(Dataset excerpt)
• • •

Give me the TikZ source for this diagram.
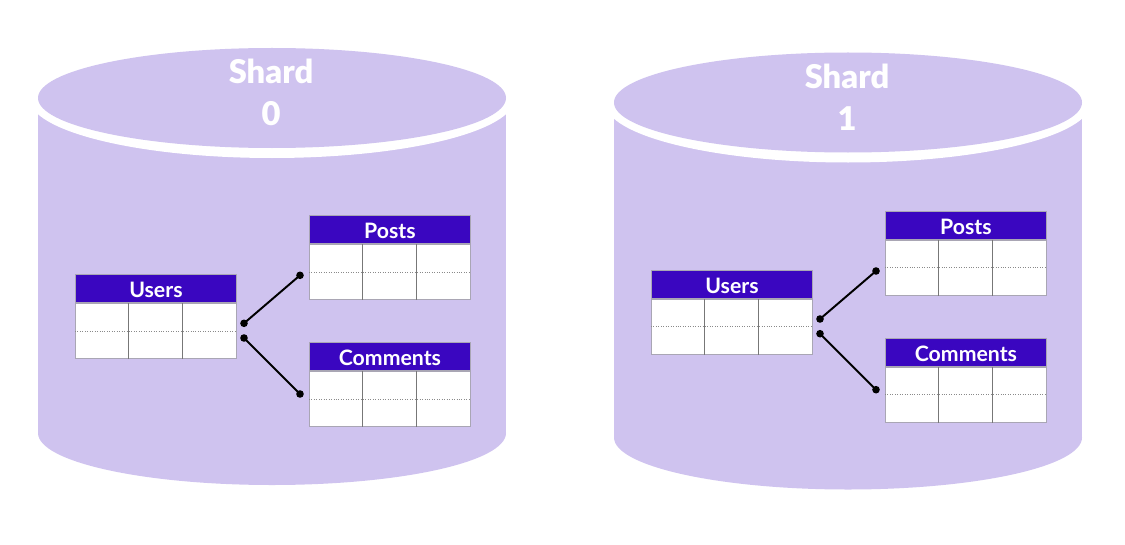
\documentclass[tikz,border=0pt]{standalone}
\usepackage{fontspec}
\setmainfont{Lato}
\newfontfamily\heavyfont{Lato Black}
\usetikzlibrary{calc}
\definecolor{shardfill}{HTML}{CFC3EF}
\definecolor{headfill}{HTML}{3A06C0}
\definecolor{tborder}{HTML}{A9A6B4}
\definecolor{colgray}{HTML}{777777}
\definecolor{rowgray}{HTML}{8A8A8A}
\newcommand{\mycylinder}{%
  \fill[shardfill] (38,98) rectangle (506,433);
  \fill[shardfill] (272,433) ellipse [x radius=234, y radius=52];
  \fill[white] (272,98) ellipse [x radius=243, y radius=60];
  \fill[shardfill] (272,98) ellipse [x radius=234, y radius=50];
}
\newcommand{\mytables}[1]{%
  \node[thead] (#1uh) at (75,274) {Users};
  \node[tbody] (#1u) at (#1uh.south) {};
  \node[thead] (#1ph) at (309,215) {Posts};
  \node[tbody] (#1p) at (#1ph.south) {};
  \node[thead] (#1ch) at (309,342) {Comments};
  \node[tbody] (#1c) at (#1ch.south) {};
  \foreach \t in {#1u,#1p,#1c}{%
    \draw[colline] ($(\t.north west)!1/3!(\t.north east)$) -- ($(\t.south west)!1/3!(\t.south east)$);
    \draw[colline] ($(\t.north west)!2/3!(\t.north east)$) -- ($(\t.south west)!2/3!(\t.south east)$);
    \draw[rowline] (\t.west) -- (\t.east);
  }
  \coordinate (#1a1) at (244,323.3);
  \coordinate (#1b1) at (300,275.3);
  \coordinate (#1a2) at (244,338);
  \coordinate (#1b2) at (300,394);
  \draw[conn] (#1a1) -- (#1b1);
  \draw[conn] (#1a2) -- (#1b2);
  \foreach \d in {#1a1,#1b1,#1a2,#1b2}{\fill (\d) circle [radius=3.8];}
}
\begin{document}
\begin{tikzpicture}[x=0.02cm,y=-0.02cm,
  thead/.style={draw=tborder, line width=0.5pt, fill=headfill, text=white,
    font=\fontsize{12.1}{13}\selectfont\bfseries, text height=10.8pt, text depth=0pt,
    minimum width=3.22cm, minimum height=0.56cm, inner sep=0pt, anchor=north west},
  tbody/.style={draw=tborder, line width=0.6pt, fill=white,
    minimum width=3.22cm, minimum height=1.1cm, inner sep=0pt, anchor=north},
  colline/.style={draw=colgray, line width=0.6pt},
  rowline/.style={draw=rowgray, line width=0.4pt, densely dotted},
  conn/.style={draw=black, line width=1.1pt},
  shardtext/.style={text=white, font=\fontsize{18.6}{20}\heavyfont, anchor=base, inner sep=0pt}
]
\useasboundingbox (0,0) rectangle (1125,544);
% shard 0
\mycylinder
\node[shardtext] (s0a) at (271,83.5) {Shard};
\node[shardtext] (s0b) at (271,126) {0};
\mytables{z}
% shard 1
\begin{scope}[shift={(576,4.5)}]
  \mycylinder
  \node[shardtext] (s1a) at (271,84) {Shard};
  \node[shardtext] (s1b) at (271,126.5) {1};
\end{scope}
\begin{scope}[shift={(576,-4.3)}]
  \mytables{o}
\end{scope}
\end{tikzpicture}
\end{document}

• • •

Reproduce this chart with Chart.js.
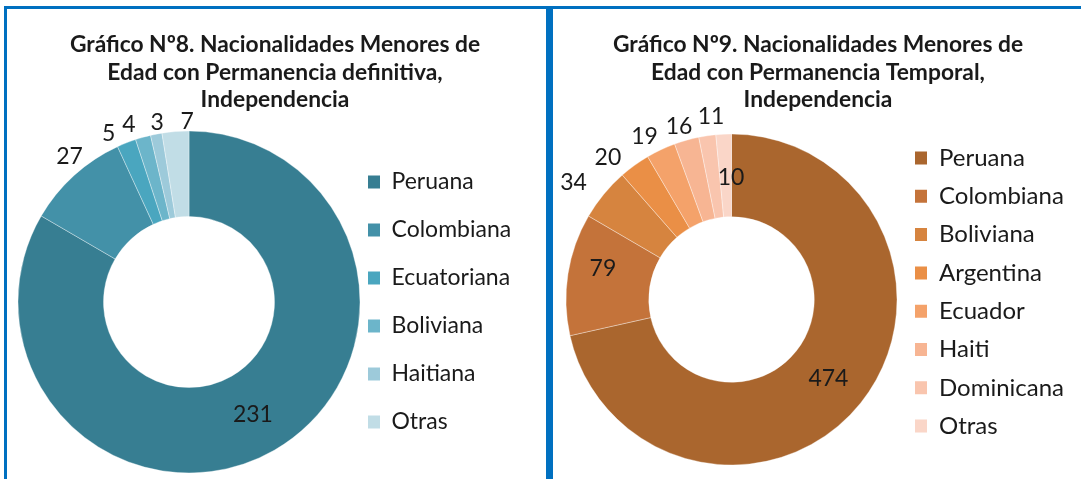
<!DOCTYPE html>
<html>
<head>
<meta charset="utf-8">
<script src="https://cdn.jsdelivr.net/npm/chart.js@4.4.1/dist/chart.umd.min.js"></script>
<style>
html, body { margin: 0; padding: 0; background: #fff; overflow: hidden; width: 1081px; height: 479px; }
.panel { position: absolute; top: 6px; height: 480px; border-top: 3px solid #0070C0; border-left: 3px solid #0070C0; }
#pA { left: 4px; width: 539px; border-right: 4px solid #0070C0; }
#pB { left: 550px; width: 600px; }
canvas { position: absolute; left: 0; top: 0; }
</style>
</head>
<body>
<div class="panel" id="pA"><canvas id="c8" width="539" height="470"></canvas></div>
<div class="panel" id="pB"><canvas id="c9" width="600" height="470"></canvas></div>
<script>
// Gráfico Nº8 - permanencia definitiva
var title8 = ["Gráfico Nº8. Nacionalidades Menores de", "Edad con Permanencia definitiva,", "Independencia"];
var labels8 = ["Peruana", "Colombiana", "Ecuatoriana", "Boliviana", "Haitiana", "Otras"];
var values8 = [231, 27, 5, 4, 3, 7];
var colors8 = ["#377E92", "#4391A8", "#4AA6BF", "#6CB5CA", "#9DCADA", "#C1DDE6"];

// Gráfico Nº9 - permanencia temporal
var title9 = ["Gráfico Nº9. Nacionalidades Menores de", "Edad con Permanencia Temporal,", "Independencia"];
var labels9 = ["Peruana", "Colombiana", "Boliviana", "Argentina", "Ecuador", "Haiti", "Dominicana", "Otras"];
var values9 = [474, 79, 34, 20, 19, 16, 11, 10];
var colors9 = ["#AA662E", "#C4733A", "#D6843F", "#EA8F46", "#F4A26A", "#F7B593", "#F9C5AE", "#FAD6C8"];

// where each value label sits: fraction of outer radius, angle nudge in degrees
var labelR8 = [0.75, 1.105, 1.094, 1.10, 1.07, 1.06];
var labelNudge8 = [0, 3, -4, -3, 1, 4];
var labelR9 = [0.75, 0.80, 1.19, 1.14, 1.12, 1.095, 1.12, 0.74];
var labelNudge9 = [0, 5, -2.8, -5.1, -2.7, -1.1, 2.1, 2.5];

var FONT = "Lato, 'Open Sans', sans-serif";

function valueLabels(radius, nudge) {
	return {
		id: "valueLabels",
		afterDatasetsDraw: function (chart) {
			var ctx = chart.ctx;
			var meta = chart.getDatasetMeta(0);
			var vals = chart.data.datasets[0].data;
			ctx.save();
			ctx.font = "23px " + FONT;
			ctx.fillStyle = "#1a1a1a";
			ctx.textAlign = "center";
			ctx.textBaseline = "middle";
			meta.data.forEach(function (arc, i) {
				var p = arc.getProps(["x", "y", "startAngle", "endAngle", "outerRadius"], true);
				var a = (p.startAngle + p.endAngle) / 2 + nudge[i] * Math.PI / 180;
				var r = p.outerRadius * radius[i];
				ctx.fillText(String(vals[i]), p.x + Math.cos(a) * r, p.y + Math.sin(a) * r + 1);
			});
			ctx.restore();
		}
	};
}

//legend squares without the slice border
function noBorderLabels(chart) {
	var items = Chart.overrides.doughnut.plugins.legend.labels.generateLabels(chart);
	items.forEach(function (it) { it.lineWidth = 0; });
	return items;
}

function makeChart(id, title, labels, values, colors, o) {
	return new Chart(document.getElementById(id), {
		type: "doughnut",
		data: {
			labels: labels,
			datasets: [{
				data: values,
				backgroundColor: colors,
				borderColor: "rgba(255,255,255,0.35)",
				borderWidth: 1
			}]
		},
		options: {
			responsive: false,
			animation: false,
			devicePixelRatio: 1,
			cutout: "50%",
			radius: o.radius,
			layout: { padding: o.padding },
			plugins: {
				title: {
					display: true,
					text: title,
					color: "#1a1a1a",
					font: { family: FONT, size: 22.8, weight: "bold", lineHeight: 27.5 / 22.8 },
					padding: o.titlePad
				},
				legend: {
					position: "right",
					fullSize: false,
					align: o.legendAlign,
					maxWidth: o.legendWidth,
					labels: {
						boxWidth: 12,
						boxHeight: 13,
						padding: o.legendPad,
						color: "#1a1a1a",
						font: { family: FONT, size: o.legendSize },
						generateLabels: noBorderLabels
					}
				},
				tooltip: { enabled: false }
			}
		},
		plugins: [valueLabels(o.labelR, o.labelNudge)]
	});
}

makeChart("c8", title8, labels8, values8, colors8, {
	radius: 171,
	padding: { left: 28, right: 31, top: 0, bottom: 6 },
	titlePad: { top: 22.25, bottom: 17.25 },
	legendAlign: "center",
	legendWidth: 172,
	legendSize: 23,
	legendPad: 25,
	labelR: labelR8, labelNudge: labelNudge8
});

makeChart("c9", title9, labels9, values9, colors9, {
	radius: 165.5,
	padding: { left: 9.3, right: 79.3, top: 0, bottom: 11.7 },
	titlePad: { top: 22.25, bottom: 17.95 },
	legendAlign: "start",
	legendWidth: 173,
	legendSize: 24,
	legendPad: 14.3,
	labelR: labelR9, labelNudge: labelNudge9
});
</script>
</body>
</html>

• • •

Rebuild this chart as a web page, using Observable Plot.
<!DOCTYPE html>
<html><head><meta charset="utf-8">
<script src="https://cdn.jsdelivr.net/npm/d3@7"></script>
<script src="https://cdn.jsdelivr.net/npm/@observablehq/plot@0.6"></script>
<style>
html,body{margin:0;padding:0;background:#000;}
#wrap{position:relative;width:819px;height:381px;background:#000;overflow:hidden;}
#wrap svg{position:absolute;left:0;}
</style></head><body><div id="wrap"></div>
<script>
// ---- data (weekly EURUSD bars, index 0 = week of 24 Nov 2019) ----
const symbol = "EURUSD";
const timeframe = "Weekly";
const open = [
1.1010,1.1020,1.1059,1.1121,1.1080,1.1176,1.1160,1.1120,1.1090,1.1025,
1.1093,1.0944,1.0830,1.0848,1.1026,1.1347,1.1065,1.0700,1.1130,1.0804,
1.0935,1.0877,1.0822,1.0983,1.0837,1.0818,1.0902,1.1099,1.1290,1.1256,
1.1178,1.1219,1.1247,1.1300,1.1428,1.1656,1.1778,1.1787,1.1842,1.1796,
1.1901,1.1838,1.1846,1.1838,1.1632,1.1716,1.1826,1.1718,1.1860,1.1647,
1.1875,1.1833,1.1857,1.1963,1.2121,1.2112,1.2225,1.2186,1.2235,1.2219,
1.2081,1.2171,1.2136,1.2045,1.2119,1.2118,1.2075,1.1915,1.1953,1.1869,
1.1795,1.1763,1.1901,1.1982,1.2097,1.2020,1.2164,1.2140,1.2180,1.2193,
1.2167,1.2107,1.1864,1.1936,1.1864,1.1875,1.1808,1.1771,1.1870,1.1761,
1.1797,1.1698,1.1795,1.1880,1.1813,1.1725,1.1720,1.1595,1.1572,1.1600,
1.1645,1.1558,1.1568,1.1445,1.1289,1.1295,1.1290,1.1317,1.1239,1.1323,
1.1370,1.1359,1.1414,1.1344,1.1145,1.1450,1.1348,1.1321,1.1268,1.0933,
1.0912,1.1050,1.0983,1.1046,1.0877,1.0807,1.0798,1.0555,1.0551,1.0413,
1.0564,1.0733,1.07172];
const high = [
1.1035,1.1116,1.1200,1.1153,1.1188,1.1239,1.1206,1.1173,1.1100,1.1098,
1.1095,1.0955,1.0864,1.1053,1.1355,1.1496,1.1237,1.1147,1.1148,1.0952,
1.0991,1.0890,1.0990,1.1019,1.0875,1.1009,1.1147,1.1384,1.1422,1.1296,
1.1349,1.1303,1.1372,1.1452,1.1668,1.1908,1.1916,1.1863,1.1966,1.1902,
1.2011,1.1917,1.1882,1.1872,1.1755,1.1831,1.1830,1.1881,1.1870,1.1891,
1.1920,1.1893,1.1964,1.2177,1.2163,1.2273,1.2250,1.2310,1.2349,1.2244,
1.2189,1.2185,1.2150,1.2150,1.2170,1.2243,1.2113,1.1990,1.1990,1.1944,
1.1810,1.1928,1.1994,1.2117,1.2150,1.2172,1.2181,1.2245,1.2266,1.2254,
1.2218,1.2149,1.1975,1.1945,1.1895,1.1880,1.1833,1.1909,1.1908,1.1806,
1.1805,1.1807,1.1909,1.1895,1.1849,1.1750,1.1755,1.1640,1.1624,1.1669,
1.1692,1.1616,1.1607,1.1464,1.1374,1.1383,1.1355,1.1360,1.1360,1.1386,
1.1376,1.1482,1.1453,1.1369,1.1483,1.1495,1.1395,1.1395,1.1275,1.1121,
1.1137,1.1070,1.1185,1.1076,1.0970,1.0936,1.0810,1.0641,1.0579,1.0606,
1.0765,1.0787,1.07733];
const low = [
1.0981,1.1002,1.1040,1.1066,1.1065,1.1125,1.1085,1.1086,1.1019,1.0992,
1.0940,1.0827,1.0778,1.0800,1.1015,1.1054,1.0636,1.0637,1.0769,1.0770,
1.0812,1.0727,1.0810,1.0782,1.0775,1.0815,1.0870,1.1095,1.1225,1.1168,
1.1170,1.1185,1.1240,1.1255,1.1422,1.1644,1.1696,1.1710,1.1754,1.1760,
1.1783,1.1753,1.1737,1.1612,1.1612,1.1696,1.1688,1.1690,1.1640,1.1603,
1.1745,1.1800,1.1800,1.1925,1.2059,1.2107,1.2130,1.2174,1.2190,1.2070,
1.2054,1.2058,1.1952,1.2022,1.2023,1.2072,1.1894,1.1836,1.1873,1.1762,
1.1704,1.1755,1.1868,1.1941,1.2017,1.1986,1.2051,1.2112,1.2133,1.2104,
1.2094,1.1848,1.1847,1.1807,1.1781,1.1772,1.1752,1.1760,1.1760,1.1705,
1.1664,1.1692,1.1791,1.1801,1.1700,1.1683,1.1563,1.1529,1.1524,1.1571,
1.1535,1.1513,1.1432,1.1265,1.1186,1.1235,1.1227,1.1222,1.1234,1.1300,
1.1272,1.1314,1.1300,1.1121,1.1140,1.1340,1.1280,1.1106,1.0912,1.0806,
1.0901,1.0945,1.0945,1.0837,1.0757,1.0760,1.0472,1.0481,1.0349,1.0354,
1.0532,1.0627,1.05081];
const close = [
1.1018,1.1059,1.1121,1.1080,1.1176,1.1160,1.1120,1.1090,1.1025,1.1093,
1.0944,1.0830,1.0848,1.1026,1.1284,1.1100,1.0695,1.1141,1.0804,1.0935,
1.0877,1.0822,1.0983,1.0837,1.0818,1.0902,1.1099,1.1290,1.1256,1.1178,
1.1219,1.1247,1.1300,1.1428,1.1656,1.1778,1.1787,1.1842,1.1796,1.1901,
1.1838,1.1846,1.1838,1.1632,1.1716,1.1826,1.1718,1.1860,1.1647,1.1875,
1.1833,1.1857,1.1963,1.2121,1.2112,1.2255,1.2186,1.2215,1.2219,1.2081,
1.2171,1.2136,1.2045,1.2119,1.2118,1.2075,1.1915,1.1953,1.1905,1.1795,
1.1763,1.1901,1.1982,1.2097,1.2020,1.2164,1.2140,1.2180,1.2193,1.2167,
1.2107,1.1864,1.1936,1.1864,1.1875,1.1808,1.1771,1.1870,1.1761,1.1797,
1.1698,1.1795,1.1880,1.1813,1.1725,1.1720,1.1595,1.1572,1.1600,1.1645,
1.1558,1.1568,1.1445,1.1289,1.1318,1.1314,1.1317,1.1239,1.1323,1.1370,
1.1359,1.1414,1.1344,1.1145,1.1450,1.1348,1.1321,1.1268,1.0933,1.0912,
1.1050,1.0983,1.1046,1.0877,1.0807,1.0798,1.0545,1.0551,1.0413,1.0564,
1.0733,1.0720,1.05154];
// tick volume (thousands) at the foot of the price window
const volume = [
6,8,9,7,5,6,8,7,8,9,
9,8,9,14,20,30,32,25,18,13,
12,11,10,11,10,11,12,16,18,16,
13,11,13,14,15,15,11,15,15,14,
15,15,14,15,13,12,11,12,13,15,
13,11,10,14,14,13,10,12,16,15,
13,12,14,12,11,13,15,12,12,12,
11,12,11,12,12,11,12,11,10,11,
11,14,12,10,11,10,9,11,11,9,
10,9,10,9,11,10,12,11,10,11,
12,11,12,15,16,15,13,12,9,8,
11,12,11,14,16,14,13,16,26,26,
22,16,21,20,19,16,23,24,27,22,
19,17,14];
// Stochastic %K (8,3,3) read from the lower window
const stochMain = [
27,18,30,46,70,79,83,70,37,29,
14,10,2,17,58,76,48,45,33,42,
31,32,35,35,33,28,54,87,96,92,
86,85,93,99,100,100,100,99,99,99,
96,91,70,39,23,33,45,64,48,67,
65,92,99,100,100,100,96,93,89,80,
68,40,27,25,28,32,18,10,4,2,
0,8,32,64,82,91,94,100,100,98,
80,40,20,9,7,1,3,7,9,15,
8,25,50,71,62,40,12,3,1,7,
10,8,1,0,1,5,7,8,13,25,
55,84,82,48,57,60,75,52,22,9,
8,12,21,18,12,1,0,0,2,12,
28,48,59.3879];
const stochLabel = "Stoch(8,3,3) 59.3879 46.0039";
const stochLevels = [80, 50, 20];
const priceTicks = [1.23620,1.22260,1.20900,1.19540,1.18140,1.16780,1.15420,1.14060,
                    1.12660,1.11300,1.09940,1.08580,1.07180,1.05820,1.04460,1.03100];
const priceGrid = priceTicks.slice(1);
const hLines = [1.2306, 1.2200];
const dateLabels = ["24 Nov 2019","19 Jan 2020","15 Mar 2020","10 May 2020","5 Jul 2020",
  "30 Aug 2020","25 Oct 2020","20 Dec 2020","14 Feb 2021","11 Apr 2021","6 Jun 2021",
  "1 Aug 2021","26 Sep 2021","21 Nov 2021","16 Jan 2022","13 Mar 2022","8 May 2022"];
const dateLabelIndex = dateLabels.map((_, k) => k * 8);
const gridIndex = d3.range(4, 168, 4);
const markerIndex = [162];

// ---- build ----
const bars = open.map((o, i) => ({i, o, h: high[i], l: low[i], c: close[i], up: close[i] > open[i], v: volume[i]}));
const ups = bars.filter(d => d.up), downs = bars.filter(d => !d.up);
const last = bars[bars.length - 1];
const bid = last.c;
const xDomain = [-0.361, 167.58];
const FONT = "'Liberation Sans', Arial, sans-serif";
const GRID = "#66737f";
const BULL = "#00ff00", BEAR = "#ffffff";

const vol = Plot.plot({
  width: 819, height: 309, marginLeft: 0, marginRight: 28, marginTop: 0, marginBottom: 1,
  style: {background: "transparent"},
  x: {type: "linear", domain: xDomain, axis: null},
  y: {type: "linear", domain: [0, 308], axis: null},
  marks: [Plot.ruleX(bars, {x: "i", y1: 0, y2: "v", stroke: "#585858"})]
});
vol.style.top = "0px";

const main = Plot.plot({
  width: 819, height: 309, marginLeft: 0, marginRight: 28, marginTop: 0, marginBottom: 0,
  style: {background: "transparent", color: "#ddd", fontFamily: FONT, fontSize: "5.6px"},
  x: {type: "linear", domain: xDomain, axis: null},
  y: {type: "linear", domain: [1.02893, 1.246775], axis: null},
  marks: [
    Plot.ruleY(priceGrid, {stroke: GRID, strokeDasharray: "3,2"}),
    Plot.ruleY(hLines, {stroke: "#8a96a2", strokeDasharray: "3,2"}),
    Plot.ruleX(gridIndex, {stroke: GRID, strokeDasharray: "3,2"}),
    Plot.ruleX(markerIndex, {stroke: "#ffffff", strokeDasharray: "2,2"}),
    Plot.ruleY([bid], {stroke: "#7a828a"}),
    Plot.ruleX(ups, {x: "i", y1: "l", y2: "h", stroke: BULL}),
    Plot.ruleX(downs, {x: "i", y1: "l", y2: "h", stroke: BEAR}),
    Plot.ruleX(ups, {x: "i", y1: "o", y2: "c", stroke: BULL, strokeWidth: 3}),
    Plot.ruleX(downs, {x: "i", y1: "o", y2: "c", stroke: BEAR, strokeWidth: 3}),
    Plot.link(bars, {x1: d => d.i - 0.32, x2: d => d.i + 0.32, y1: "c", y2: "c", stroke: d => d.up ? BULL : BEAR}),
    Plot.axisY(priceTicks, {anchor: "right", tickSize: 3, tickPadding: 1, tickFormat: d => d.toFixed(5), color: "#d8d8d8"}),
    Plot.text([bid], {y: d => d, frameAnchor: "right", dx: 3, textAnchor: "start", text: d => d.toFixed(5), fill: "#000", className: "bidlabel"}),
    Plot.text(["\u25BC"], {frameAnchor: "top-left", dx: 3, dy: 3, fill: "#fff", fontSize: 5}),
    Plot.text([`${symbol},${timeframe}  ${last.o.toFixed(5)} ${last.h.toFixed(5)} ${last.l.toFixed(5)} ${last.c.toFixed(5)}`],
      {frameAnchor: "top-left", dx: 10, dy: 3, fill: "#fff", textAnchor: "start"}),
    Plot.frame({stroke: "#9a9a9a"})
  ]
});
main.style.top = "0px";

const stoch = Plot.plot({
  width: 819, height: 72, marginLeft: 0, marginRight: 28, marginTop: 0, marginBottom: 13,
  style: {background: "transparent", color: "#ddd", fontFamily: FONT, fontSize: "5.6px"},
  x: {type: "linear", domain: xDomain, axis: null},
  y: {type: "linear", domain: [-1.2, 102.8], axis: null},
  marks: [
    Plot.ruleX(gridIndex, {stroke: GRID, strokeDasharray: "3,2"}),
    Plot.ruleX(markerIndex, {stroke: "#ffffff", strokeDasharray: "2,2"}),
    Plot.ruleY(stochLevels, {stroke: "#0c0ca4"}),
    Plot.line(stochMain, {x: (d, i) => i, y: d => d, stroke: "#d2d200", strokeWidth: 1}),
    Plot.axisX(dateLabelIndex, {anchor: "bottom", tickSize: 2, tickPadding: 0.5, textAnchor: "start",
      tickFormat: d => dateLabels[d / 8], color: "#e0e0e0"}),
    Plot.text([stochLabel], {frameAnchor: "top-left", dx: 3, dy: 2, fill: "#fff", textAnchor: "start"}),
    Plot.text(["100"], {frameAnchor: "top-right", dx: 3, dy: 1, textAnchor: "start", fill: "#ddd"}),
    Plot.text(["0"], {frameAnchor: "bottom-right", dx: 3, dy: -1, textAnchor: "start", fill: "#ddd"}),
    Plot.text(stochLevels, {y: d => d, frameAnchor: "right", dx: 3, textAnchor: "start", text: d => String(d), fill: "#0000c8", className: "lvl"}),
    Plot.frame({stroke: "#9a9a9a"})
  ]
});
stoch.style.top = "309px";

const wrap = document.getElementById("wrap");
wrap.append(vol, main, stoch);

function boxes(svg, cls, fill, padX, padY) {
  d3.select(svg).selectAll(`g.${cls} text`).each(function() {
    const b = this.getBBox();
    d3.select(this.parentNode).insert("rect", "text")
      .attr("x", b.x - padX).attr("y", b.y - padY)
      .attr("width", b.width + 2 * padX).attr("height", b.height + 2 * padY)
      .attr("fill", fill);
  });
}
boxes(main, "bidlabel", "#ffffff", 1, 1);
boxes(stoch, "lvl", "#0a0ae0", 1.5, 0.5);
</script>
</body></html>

• • •

Task brief: Copy each line from the records above that includes the string "this".

Solution:
Give me the TikZ source for this diagram.
Reproduce this chart with Chart.js.
Rebuild this chart as a web page, using Observable Plot.
    const b = this.getBBox();
    d3.select(this.parentNode).insert("rect", "text")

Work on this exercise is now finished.